Á los frutos de su zelo apostólico agregaba Laynez los de su sabiduría. Las necesidades de la Iglesia habían precisado á Paulo III á que congregase un Concilio general, que se juntó en Trento en el año de 1545: asistió á él Laynez en calidad de Teólogo de S. S.; y sin embargo de que en sus sesiones, por lo comun hablaban todos los Padres primero que Laynez, siempre se le oía con novedad, y muchas veces fixaba los decretos su doctrina.
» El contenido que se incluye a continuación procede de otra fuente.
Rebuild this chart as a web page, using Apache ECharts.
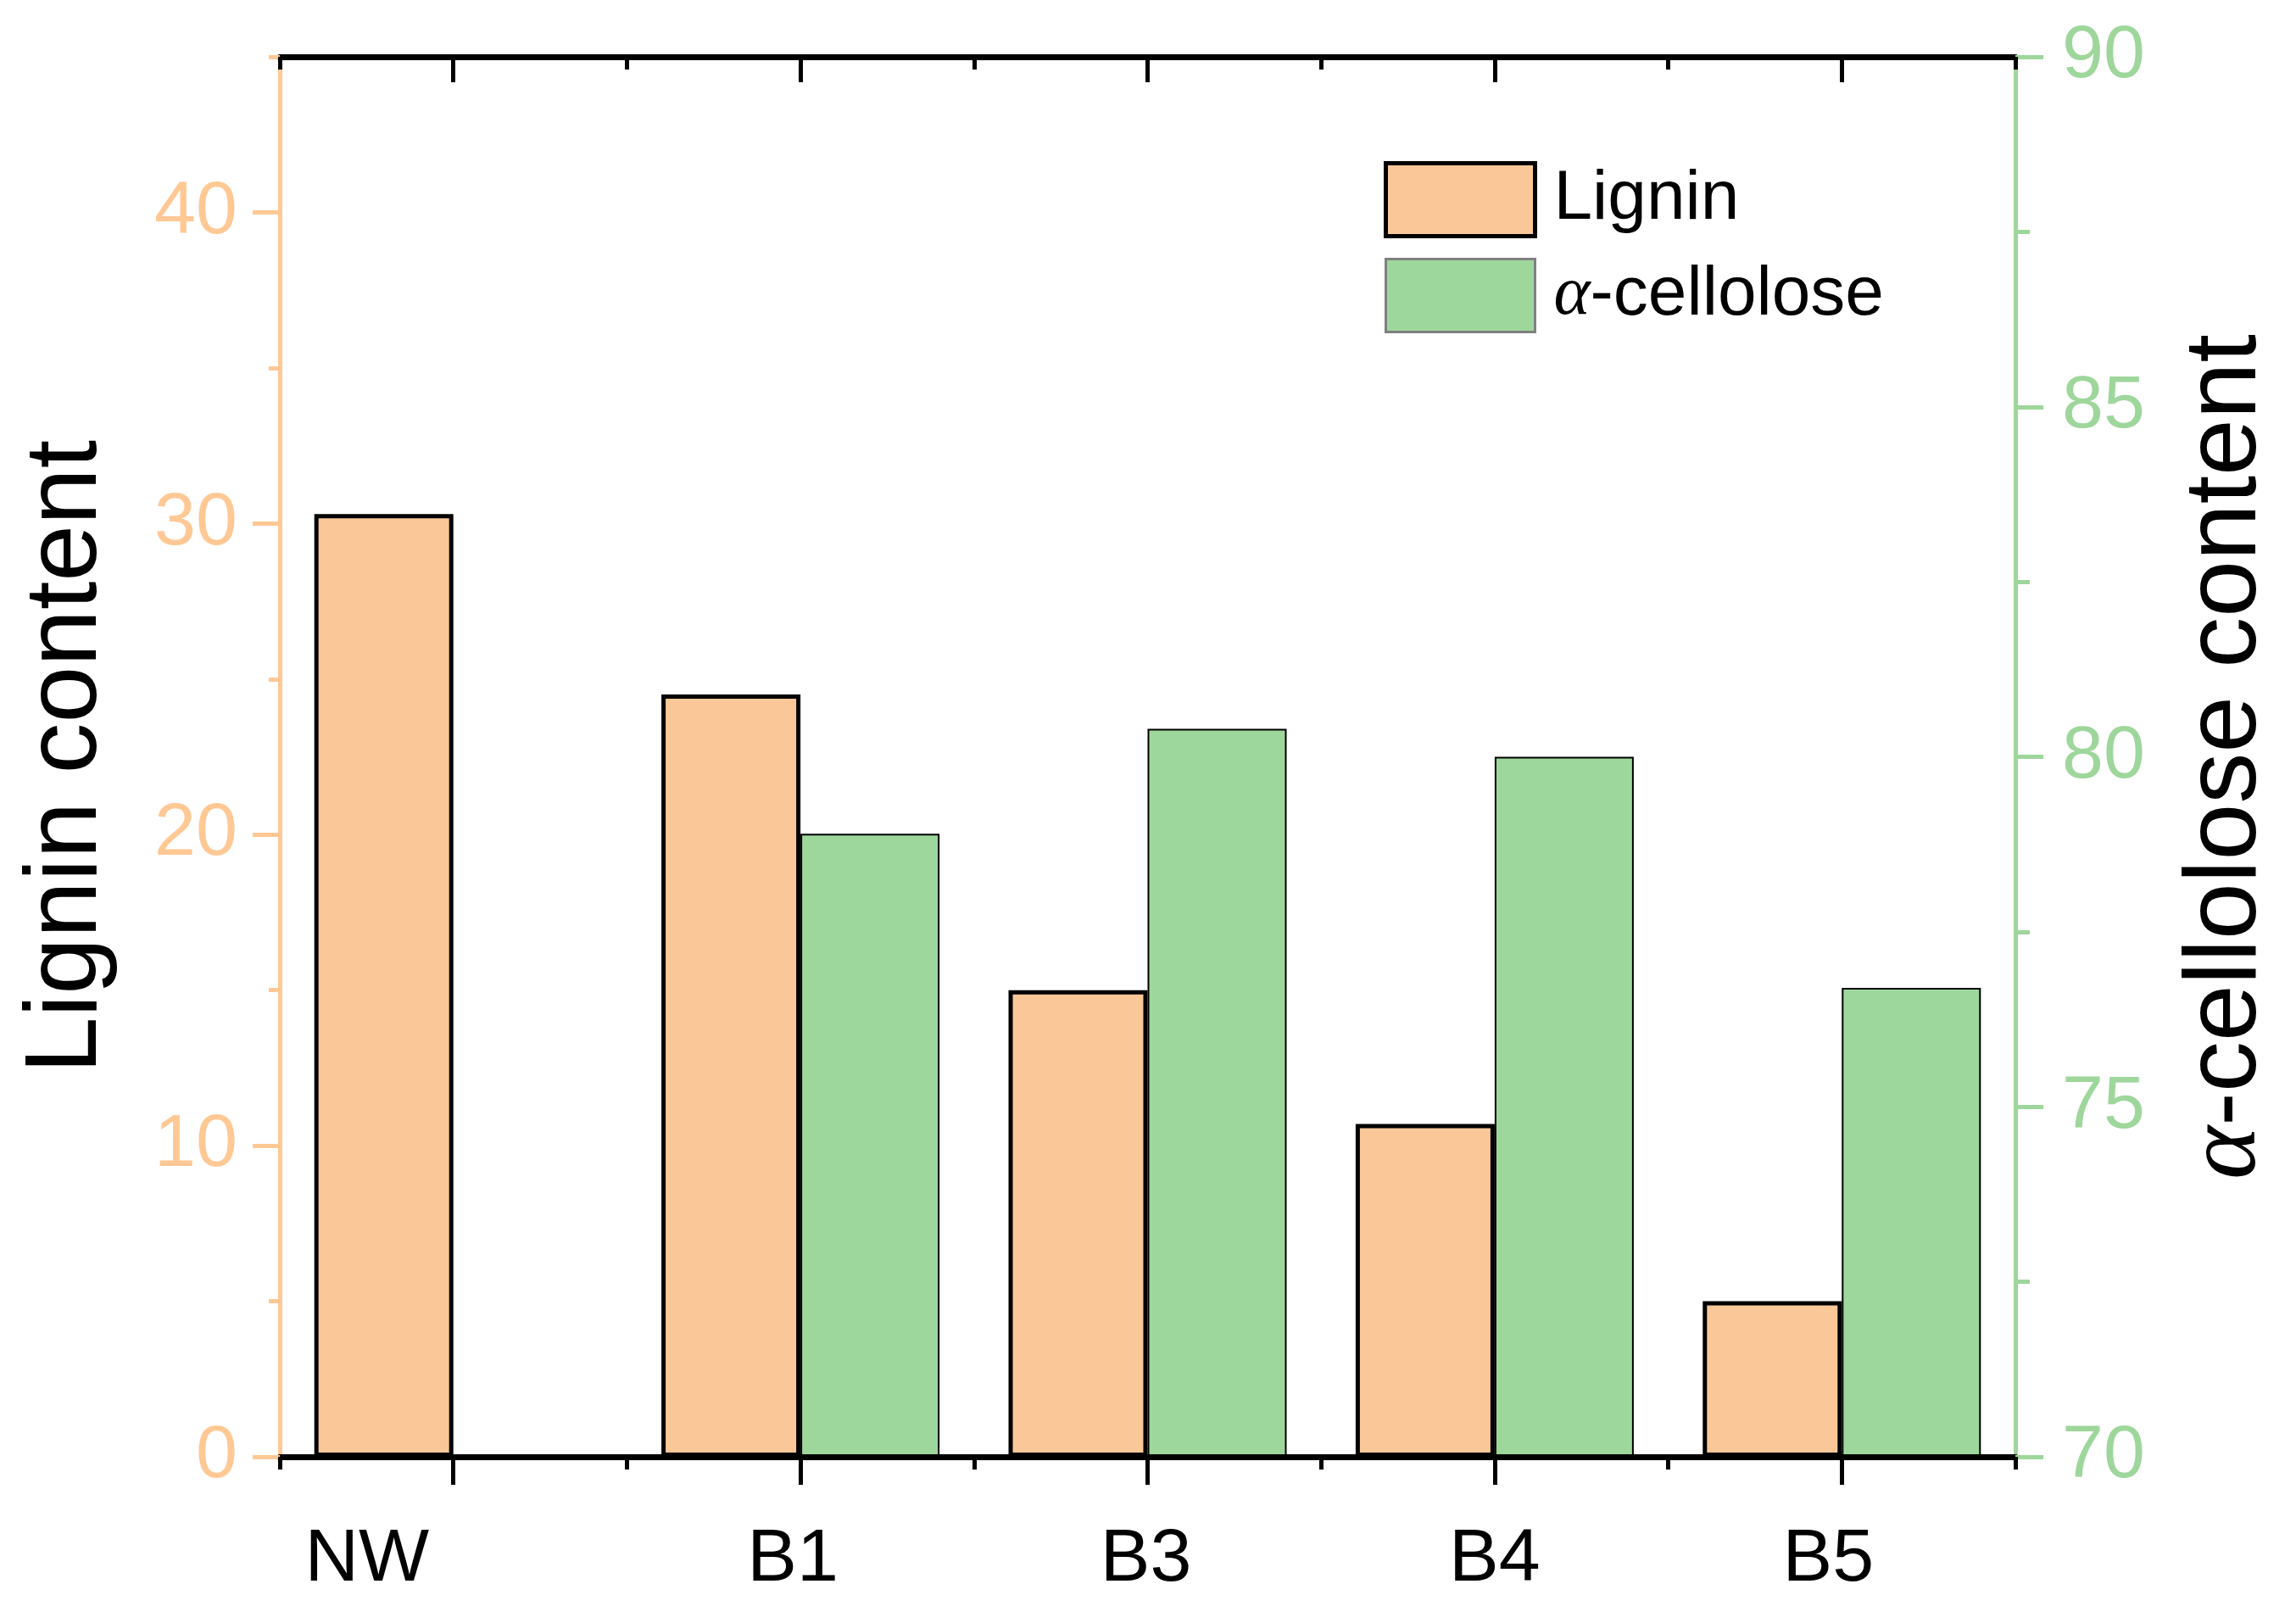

Algunas ocurrencias suspendieron en diferentes tiempos las tareas del Concilio; pero estos intervalos no proporcionaron á Laynez ningún descanso: en ellos, separándose por tres ocasiones de esta sagrada Congregación, fue á predicar el Evangelio á la África, y á combatir con los Luteranos de Francia y Alemania, que atropellaban los misterios mas sagrados de la Religión Católica.
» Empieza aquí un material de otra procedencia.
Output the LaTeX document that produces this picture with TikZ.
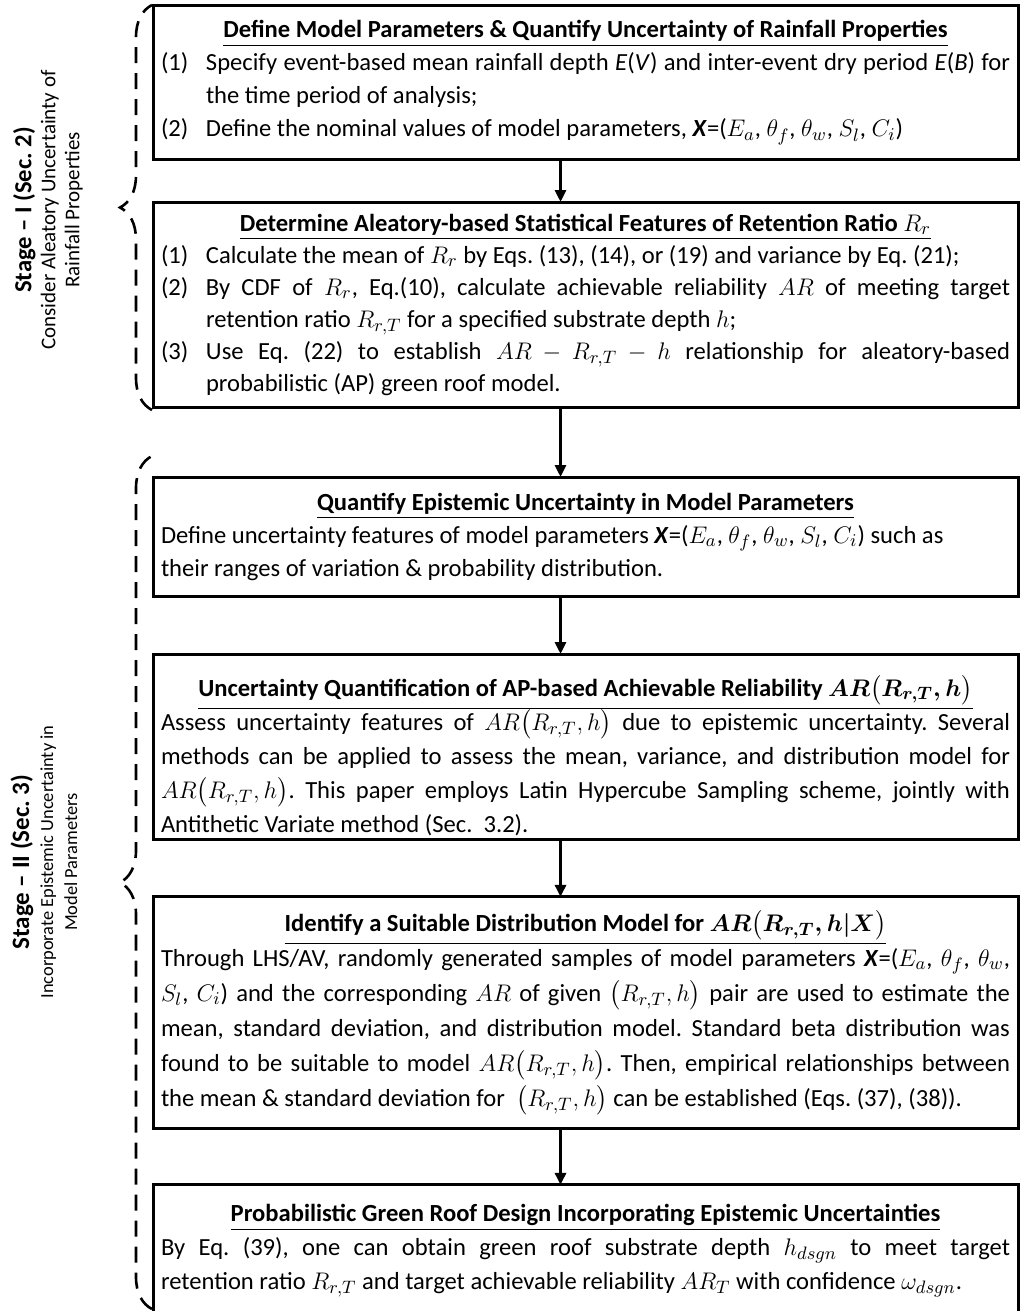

Los trabajos, las persecuciones, las asechanzas á que tuvo que hacer frente Laynez en estas peregrinaciones fueron sin número; no obstante, le afligían menos que el empeño con que los apreciadores de sus virtudes procuraban ensalzarlas. Miraba como un riesgo todo lo que el mundo codicia; y baxo de este aspecto resistió con firmeza exemplar los Arzobispados de Florencia y Pisa, el Capelo, y las insinuaciones que se le hicieron para elevarle á la suprema Dignidad de la Iglesia; y si condescendió en la de su Orden, muerto S. Ignacio, fué el mayor sacrificio á que pudo obligársele.
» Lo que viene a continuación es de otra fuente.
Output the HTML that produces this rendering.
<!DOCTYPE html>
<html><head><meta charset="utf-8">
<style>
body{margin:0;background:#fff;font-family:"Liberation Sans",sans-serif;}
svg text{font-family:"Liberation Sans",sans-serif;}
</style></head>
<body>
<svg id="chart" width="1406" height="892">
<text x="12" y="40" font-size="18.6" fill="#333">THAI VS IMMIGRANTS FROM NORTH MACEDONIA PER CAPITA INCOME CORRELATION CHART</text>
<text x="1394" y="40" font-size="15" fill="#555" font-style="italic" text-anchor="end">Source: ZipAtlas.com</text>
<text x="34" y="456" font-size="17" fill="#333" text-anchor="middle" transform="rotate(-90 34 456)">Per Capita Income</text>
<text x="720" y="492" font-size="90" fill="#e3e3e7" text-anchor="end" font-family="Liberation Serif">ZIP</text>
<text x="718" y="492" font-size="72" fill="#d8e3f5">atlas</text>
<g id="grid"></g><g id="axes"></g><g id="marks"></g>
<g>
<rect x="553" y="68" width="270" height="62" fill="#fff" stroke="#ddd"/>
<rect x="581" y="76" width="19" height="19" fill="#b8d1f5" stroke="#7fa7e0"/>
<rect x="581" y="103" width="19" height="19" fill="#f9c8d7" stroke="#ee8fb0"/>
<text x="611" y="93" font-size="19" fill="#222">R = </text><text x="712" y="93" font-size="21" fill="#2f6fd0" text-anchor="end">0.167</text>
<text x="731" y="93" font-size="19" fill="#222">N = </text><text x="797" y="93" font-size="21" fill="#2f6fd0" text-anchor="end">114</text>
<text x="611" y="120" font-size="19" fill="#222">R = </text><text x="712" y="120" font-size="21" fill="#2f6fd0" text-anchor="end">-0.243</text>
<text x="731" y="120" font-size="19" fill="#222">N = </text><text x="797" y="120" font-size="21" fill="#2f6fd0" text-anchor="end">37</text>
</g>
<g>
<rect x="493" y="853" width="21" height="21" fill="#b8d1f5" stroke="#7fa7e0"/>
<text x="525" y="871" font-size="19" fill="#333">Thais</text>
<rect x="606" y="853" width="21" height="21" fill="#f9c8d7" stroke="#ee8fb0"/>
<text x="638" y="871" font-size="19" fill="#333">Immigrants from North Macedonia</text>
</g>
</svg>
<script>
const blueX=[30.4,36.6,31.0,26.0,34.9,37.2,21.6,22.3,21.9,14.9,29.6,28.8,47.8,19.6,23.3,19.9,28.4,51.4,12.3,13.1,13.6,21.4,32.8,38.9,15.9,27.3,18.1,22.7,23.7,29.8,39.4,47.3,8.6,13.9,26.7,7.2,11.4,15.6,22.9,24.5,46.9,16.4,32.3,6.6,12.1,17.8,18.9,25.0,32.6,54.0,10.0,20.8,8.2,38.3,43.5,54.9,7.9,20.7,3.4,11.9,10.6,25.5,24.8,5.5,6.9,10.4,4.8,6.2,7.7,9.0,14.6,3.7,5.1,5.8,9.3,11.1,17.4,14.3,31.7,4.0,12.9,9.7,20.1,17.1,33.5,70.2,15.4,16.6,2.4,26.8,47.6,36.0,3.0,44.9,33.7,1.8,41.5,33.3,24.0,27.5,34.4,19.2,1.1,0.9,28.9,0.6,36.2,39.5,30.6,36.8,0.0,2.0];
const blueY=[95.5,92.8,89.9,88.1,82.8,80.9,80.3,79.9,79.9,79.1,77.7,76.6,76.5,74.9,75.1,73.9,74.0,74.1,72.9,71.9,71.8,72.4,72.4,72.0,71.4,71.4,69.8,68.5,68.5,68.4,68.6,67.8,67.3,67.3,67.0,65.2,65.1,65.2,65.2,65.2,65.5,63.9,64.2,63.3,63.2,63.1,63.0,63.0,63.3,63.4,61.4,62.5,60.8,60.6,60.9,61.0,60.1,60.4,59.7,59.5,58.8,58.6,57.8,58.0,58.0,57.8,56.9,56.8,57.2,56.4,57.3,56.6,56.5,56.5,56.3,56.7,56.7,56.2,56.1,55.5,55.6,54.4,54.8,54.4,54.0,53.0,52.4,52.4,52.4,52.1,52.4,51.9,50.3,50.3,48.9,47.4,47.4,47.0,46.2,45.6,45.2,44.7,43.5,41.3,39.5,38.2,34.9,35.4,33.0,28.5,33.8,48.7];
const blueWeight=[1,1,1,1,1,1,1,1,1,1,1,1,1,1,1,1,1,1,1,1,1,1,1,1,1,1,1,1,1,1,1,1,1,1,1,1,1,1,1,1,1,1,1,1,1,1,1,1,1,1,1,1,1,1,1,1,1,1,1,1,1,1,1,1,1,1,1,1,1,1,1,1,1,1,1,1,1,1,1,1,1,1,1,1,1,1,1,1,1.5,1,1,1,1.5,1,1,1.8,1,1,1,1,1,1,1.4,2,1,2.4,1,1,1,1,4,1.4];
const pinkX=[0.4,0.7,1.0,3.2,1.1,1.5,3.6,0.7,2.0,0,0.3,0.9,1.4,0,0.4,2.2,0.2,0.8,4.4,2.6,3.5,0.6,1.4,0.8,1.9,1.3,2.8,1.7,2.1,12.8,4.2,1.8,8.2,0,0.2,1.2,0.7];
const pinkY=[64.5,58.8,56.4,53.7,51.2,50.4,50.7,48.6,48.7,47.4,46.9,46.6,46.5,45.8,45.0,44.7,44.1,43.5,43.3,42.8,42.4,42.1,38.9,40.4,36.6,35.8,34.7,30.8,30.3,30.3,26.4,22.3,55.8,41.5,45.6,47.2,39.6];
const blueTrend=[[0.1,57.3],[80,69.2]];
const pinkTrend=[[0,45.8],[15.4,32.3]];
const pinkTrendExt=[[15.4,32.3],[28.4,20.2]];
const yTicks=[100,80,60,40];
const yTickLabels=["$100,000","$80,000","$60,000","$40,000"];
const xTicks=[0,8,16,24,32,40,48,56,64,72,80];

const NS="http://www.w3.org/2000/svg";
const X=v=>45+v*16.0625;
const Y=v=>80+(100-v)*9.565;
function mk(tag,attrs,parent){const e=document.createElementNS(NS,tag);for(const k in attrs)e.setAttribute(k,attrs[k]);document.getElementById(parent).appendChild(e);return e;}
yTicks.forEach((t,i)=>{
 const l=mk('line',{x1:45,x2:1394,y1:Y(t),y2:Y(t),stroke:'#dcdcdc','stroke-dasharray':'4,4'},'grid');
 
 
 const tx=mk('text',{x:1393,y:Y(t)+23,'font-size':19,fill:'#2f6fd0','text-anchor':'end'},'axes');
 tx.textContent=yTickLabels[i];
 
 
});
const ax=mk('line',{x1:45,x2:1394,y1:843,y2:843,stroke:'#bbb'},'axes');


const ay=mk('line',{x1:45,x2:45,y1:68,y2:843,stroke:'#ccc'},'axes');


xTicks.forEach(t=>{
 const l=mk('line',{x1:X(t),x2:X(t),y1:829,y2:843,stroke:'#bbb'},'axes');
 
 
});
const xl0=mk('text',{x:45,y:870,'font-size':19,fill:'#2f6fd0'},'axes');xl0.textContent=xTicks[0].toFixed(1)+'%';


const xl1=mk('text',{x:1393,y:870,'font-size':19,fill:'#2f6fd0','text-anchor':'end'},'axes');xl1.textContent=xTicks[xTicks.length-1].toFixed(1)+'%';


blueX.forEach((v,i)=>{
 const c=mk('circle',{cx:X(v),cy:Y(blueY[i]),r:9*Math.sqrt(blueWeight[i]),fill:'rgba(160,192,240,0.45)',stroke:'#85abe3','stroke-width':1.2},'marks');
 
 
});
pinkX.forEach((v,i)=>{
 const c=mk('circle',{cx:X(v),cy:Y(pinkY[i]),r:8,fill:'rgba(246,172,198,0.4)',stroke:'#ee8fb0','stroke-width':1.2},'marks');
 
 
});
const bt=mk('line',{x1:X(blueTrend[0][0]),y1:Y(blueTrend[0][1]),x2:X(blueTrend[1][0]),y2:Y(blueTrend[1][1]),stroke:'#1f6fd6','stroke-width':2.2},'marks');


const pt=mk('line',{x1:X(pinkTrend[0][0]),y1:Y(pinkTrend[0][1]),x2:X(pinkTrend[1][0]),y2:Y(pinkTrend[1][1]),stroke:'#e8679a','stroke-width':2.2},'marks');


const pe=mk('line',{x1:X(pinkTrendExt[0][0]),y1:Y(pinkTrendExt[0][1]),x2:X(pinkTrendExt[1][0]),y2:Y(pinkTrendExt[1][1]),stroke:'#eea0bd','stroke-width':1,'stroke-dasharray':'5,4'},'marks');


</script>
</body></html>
En efecto, puesto á la cabeza de sus hermanos, no podia disimular su violencia en dirigirlos: digno sucesor de su Santo Patriarca, se confundía al verse ocupando su lugar. A quien no habian arredrado las amenazas de los Hereges, ni los malos tratamientos de los Gentiles, acobardaba el mando de una compañía de hombres marcados con el sello de la caridad. Yo me conozco, les decía, quando después de haber servido seis años el Generalato quiso renunciarle: si me quereis, dexadme soltar esta carga que aflige a mí espíritu, y le desatará pronto de la carne. Así fué: los graves cuidados de este destino, su repugnancia á mantenerle, el curso penoso de su laboriosa vida, y su continuo estudio, abreviáron sus días, que terminó en Roma el año de 1565, á los cincuenta y tres de edad. Sus muchas obras, especialmente las Morales, la Oración al Concilio, el Prolegomenon á la sagrada Escritura, y los tratados de Providencia y de Trinitate, darán siempre una perfecta idea del fondo de virtud y de sabiduría de este eminente varón.